Windows Color System (WCS) is a platform for color management, first included with Windows Vista, that aims to achieve color consistency across various software and hardware, including cameras, monitors, printers and scanners.

==System==
Different devices interpret the same colors differently, according to their software and hardware configurations. As a result, they must be properly calibrated to reproduce colors consistently across different devices. WCS aims to make this process of color calibration automatic and transparent, as an evolution of ICC profiles.

Windows Color System features a Color Infrastructure and Translation Engine (CITE) at its core.
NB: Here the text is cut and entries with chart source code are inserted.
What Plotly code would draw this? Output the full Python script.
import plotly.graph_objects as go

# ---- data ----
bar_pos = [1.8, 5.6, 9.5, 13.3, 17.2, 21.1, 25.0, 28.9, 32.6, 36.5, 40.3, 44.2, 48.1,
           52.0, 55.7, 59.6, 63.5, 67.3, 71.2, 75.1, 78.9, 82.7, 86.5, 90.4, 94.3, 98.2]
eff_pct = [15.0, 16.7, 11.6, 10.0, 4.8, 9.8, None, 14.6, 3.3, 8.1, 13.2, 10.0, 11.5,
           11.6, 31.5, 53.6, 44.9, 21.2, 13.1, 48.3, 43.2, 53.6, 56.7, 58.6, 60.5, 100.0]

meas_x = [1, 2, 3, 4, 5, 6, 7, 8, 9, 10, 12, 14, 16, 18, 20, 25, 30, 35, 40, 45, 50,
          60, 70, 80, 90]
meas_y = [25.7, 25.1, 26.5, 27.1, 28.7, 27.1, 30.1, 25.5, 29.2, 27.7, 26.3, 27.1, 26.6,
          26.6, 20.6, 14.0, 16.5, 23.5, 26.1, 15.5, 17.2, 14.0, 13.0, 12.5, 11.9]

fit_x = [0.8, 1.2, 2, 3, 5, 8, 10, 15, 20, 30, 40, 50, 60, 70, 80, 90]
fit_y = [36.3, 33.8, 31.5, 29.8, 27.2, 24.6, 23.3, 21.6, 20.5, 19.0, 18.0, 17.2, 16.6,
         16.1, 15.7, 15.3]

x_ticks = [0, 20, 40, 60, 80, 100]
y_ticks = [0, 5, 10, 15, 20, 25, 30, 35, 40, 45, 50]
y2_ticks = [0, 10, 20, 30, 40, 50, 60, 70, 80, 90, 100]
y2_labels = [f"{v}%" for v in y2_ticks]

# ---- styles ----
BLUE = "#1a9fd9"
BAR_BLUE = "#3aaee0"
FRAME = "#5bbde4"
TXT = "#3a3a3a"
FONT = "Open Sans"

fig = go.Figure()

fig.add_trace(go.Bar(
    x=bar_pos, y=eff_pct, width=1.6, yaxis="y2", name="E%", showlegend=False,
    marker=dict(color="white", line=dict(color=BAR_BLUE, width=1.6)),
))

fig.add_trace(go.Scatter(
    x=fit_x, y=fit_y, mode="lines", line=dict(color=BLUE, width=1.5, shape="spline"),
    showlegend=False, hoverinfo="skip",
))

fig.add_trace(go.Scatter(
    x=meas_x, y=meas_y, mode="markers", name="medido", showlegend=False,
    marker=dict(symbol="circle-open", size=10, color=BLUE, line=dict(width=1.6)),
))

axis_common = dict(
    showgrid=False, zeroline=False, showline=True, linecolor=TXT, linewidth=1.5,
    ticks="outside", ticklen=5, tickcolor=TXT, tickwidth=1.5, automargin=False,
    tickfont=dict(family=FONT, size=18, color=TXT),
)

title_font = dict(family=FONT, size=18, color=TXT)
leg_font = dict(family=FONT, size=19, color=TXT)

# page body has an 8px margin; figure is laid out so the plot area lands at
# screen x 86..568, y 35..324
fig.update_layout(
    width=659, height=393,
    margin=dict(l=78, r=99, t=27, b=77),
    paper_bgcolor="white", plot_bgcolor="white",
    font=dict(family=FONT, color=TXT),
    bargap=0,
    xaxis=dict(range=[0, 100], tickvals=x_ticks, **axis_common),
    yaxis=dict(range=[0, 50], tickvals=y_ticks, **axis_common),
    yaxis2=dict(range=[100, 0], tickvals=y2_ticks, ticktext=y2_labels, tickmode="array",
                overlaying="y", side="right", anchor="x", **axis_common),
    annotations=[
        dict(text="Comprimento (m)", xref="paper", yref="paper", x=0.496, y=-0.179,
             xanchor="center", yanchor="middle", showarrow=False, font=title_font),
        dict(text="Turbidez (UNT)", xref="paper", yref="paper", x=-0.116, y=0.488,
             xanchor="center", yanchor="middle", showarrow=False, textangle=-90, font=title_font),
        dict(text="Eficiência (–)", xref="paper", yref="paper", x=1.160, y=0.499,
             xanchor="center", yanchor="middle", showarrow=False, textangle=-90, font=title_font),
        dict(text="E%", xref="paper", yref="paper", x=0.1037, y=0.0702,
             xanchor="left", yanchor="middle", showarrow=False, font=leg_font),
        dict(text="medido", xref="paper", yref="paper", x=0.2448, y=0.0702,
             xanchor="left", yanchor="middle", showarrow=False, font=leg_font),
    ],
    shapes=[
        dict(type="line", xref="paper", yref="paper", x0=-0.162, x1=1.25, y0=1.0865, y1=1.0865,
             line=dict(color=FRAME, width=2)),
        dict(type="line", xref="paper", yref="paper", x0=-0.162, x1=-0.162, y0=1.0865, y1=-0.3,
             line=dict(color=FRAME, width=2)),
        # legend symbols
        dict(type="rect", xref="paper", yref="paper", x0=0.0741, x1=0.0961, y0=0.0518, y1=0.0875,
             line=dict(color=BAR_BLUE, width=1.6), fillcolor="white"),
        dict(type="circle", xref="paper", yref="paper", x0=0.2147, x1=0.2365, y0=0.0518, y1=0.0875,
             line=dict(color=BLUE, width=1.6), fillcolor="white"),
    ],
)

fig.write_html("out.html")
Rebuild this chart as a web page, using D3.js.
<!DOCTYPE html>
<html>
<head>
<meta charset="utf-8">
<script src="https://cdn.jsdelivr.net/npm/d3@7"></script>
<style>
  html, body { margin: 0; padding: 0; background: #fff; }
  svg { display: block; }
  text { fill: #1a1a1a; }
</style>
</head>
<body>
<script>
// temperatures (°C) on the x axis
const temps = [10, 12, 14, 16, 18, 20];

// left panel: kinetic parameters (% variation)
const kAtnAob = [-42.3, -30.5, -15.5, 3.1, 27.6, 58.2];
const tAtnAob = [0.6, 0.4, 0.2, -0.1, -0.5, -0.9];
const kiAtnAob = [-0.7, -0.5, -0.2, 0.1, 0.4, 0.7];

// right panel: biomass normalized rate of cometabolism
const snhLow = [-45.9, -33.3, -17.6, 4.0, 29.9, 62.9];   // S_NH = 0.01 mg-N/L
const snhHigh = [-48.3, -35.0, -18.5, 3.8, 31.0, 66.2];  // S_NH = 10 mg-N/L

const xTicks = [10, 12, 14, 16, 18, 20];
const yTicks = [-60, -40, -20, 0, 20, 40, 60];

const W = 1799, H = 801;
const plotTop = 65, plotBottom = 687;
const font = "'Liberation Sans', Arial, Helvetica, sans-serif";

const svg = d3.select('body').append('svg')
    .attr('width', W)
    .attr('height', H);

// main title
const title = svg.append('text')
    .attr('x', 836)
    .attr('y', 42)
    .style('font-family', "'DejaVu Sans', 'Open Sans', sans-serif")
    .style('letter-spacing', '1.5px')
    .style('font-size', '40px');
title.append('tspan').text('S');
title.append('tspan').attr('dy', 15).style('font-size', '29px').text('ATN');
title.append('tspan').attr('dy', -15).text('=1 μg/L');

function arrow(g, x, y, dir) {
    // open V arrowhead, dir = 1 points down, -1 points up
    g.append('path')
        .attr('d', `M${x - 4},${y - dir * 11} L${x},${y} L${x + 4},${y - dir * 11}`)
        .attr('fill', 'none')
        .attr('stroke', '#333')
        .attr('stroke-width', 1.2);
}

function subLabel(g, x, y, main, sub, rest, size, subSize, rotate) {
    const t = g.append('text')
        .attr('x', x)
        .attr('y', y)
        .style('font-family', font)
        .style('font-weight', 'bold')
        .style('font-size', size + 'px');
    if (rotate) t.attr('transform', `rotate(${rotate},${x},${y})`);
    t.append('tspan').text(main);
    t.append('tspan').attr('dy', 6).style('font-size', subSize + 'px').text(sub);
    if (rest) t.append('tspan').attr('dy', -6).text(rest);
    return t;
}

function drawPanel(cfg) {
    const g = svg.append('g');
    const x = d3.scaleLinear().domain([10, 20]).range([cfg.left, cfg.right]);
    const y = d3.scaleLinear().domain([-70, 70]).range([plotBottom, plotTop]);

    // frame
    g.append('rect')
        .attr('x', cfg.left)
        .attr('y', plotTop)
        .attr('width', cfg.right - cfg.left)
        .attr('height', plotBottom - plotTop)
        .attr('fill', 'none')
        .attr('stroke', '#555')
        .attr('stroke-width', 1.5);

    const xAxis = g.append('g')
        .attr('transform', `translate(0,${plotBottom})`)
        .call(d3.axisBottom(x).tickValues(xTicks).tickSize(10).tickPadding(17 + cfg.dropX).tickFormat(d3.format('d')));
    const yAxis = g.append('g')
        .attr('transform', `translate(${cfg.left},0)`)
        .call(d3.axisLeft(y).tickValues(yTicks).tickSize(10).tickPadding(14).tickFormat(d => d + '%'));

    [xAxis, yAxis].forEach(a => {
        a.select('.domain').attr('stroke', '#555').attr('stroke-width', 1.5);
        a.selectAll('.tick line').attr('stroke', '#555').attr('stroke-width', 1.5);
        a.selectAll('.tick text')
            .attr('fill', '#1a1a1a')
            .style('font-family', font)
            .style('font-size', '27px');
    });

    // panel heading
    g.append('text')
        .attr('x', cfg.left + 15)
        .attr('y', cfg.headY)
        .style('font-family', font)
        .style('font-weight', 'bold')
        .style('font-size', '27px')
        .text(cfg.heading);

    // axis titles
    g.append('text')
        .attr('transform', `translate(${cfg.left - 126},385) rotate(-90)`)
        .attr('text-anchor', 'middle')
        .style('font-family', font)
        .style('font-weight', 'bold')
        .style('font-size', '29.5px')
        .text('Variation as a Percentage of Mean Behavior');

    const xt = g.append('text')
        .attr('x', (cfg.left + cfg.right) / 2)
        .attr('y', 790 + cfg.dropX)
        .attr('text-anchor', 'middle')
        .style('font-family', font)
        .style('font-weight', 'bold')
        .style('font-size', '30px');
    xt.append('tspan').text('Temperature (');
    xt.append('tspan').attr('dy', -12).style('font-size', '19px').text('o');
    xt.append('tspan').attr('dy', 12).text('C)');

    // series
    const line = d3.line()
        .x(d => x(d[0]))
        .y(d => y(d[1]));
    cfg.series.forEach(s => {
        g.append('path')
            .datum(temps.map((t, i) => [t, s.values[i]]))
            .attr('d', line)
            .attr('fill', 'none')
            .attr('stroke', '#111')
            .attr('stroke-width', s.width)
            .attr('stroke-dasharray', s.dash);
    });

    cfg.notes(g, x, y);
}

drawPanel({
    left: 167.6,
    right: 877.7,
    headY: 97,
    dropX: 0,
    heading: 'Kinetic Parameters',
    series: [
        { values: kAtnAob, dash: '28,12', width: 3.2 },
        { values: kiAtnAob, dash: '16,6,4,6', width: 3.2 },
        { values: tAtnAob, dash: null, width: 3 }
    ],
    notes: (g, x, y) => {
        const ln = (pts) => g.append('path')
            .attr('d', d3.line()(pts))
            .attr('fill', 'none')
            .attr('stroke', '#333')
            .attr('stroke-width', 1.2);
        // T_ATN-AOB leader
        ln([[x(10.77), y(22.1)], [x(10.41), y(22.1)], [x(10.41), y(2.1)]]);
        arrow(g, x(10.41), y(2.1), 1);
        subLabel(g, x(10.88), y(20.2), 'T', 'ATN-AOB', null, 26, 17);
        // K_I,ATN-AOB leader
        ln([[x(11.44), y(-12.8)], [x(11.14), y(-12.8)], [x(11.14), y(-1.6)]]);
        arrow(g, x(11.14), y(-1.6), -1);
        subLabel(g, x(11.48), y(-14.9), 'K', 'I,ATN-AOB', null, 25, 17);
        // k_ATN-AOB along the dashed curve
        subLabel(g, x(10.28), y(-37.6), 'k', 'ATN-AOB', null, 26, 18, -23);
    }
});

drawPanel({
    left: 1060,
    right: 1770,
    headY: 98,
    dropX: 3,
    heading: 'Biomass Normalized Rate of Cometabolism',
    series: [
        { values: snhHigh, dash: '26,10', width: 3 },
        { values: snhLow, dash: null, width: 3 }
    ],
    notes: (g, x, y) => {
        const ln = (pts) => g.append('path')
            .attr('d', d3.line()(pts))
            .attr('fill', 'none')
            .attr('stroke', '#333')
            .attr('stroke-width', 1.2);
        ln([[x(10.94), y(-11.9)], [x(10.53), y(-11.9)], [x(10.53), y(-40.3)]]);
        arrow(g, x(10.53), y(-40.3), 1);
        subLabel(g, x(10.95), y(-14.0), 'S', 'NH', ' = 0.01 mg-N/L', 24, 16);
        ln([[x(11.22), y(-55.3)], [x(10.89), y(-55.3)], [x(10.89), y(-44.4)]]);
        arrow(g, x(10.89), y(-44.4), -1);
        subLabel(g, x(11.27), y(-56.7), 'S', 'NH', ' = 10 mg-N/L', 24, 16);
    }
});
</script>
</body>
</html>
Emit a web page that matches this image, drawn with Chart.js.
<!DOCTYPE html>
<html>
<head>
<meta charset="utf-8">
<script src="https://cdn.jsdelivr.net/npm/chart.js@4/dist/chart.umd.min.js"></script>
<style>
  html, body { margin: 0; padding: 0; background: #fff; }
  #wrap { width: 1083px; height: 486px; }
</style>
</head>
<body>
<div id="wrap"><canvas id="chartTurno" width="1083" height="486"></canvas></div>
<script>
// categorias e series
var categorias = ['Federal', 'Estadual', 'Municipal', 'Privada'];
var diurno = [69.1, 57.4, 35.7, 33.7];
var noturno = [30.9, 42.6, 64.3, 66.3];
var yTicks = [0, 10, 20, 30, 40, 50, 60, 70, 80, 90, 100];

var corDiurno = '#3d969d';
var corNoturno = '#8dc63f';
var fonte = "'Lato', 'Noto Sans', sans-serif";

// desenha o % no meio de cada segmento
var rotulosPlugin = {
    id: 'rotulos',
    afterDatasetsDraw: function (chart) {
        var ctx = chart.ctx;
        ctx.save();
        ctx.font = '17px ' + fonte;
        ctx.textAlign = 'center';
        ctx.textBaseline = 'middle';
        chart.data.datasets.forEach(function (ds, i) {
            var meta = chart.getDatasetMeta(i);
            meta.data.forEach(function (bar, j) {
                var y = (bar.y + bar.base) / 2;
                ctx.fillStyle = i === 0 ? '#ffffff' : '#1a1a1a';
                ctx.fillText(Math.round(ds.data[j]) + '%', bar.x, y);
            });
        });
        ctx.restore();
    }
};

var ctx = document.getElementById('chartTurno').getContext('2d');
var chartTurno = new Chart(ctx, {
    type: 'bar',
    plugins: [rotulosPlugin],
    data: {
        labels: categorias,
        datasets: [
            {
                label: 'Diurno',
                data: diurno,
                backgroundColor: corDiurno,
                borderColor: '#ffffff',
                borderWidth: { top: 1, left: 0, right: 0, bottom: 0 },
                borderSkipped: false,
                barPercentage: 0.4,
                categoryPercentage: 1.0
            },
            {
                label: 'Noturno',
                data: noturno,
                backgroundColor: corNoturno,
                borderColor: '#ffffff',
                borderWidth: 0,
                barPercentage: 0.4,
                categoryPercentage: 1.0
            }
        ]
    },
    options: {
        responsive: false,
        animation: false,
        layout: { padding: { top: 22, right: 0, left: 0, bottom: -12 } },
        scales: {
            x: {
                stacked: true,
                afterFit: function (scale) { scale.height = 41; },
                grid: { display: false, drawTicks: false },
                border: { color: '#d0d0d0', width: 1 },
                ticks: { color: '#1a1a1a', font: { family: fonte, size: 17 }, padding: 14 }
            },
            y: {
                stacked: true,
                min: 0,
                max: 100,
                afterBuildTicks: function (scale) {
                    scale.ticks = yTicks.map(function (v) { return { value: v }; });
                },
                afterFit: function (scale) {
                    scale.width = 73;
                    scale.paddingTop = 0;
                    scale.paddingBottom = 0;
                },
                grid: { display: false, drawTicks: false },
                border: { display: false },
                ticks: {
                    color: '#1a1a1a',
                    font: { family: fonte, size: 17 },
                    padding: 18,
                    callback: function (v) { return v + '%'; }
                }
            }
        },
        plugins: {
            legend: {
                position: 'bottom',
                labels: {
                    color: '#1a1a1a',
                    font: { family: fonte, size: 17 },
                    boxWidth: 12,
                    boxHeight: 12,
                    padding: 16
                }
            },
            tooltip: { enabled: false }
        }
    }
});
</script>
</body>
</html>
It is backed up by a color processing pipeline that supports bit-depths more than 32 bits per pixel, multiple color channels (more than three), alternative color spaces and high dynamic range coloring, using a technology named Kyuanos developed by Canon. The color processing pipeline allows device developers to add their own gamut mapping algorithm into the pipeline to customize the color response of the device. The new pipeline also supports floating point calculations to minimize round-off errors, which are inherent in integer processing. Once the color pipeline finishes processing the colors, the CITE engine applies a color translation according to a color profile, specific to a device to ensure the output color matches to what is expected.

WCS features explicit support for LCD as well as CRT monitors, projectors, printers, and other imaging devices and provides customized support for each. WCS uses color profiles according to CIECAM02, defined using XML, to define how the color representation actually translates to a visible color. ICC V4 color profiles are also supported. Windows Photo Gallery and Photo Viewer only support the deprecated V2 standard and show dark images when used with V4 profiles; Windows Imaging Component, the HD Photo format, XPS print path and XPS documents all support color management.

WCS is a superset of Image Color Management (ICM), which was first included with Windows 95, Windows 98, Windows 2000, Windows Me, Windows XP, and Windows Server 2003.